3. Inequality Between Counties
Although devolution was intended to reduce regional disparities, it has inadvertently led to unequal development across counties. While some counties have thrived, others, particularly those in arid and semi-arid regions, continue to face significant challenges. For instance, counties such as Nairobi, Kiambu, and Mombasa have seen considerable economic development, while more remote counties like Samburu and Tana River continue to lag behind. This disparity is often exacerbated by inadequate resources and the lack of a fair system for distributing the county allocations from the national government.
4. Political Instability and Misalignment
Political rivalry between governors and county assemblies has often led to gridlock and inefficiency in some counties. In cases where the governor and the majority of the county assembly are from opposing political parties, there have been instances of stalled projects, budgetary conflicts, and a lack of cooperation in governance. This has slowed down service delivery and reduced the effectiveness of county governments.
5. Overdependence on National Government
While devolution was meant to create self-sufficient county governments, many counties remain heavily dependent on the national government for financial resources. The allocation of funds from the central government constitutes a large part of many counties’ budgets, which has created a situation where county governments are unable to generate significant revenue locally. This overreliance has weakened the autonomy of county governments and slowed down local economic growth.
Can Devolution Work?
Devolution in Kenya has shown both promise and pitfalls. Its success in bringing government closer to the people, improving service delivery, and promoting economic growth in some regions is undeniable. However, the challenges of corruption, poor governance, inequality, and underdeveloped infrastructure persist. The question of whether devolution works depends largely on the capacity of county governments to address these challenges and build stronger, more accountable institutions.

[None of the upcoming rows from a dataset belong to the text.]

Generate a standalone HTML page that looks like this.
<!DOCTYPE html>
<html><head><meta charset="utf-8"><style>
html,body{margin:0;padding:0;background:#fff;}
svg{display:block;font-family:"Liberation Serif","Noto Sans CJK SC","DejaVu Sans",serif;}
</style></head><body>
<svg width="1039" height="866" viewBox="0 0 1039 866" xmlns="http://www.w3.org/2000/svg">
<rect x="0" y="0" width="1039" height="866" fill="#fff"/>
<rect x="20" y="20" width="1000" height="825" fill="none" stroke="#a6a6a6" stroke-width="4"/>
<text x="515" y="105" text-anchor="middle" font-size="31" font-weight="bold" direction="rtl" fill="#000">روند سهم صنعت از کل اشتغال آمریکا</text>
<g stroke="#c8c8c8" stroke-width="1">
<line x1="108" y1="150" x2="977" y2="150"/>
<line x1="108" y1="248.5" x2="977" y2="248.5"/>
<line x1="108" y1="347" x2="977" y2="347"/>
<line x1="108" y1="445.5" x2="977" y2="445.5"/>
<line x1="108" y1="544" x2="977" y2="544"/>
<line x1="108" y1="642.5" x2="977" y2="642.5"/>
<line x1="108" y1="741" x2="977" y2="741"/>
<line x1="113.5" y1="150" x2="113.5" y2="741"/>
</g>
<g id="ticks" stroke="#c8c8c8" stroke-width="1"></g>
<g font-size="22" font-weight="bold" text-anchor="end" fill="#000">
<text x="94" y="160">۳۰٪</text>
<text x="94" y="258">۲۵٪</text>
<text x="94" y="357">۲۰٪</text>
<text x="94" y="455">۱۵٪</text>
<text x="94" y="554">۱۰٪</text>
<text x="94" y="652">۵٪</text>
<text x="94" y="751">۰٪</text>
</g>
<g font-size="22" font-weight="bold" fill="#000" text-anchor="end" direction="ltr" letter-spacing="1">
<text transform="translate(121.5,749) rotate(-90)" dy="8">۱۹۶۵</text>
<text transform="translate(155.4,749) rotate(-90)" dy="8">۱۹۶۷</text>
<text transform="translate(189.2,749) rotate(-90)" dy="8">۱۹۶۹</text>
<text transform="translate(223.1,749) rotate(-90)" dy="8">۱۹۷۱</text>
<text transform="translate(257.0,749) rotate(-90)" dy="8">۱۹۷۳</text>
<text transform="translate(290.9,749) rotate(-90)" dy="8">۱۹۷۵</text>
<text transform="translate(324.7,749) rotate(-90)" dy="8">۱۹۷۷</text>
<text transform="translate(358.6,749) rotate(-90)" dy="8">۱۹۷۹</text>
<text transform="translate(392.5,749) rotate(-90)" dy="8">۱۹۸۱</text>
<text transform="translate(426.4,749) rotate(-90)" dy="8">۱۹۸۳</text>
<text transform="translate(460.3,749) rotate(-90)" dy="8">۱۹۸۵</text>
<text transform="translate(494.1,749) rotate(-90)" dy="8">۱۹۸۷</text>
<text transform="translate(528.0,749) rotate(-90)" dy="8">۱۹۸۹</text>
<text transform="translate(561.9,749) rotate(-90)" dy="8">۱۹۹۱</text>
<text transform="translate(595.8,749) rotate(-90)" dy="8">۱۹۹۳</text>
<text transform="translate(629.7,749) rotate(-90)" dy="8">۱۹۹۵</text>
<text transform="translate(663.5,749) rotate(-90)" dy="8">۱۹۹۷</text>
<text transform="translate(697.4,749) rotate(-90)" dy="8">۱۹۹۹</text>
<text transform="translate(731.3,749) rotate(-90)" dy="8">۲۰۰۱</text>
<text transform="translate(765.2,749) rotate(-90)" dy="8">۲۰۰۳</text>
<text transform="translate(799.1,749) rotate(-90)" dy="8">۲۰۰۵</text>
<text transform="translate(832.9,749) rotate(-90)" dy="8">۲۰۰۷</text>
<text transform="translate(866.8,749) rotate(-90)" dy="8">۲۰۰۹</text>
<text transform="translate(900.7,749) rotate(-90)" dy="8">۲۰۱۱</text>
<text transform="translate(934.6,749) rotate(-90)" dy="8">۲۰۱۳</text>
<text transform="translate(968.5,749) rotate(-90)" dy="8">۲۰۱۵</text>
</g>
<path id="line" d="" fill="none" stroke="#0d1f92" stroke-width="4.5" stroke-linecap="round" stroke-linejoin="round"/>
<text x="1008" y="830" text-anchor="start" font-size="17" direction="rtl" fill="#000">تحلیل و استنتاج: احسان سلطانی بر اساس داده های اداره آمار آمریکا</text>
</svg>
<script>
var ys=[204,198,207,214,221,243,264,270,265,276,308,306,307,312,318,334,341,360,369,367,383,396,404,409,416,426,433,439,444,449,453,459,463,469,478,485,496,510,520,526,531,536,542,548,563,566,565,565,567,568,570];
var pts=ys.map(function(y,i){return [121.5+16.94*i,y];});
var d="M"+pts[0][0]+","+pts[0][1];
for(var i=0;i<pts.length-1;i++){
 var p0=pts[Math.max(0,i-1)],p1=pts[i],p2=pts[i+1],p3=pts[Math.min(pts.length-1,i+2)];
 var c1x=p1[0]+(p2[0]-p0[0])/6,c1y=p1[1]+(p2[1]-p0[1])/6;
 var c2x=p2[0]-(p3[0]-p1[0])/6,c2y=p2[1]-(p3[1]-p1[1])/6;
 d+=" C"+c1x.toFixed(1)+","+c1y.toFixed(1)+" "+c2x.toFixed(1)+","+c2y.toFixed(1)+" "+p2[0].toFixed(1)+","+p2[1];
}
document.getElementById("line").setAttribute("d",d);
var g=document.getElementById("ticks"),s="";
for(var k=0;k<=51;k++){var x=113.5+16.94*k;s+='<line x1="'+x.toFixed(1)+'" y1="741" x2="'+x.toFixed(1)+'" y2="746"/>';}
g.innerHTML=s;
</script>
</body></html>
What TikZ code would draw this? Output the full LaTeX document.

To ensure that devolution delivers its full potential, several reforms are needed:
1. Strengthening Anti-Corruption Measures: A robust system for auditing and monitoring county governments is essential to tackle corruption and ensure that resources are used effectively.
2. Capacity Building: County governments must invest in training and developing local talent to improve the efficiency of service delivery. This includes training for public servants and creating partnerships with universities and private sector organizations.
3. Equitable Resource Distribution: A more equitable system for distributing resources between counties would help reduce the disparities in development. Special attention should be given to marginalized counties to ensure that they catch up with more developed regions.
4. Revenue Generation at the County Level: Encouraging counties to generate their own revenue through local taxes and other sources could reduce dependence on national government allocations and improve financial autonomy.
Conclusion
Devolution in Kenya has proven to be a mixed bag. While it has brought significant improvements in local governance, service delivery, and economic growth in some regions, it has also exposed serious challenges, including corruption, political instability, and unequal development. The system has the potential to work, but its success depends on addressing these shortcomings and ensuring that county governments have the resources, capacity, and accountability mechanisms necessary to thrive. Ultimately, for devolution to truly succeed, both the national government and county governments must work together to build a stronger, more inclusive Kenya.